Ann Crooker St. Clair was born July 27, 1810, to Jacob and Matilda Lane Crooker. She was the oldest of their four children; Alanson was born in September 1812, Amanda in November 1814 and Edmund Z. in August 1818. They were raised on the banks of the Susquehanna River near Unadilla, New York.

When Ann was sixteen years of age, she visited her uncle, the Honorable Amos Lane who lived in Lawrenceburg, Indiana. While there, she met John St. Clair, the grandson of Major General Arthur St. Clair, Governor of the NW Territory, and a Revolutionary War hero. One year later, on August 26, 1827, Ann and John were married.

The young couple moved westward to Cincinnati, Ohio, where the St. Clair family lived. In 1834, John and Ann, along with their two small children, son William born in 1828, and daughter Mary born in 1830, moved to Peoria, Illinois, where John had purchased a large parcel of property.
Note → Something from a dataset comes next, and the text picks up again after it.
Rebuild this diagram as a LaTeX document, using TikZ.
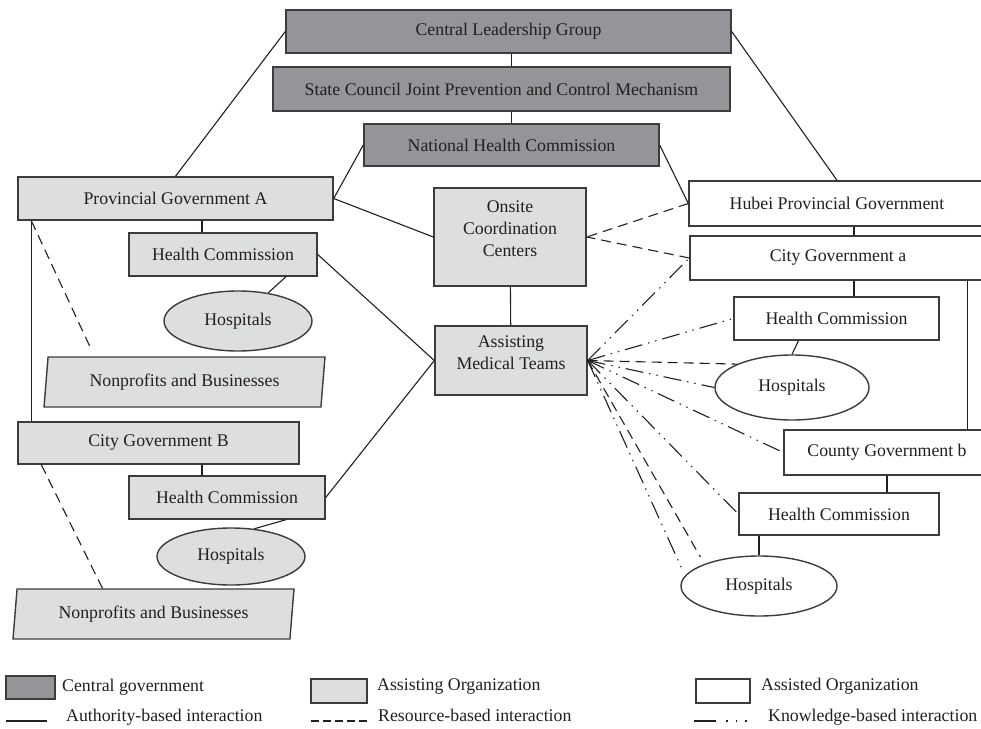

Six months after arriving in Illinois, John fell ill and died on October 6, 1834. Ann returned to her parents in New York, and Delaware County New York records show that on September 5, 1838, she married Sherman P. Johnson and shortly afterwards moved to Ewington, Illinois.

In 1841, Ann was faced with the death of S.P. Johnson and three short years later the death of 14-year-old daughter Mary. Her parents both died within a few years of moving to this area.

Ann then married Effingham county clerk, Wilkinson Leith, entertaining the dignitaries who came and went through Ewington. It is stated in a letter written by one of her granddaughters that one of these men was a young lawyer by the name of Abraham Lincoln.

Wilkinson Leith died on December 20, 1849. In 1852, Ann married businessman Martin K. Robinson only to be widowed again in 1868.

Ann Crooker St. Clair Johnson Leith Robinson died October 2, 1877, at 67 and is buried at Ewington Cemetery west of Effingham under the big Crooker stone.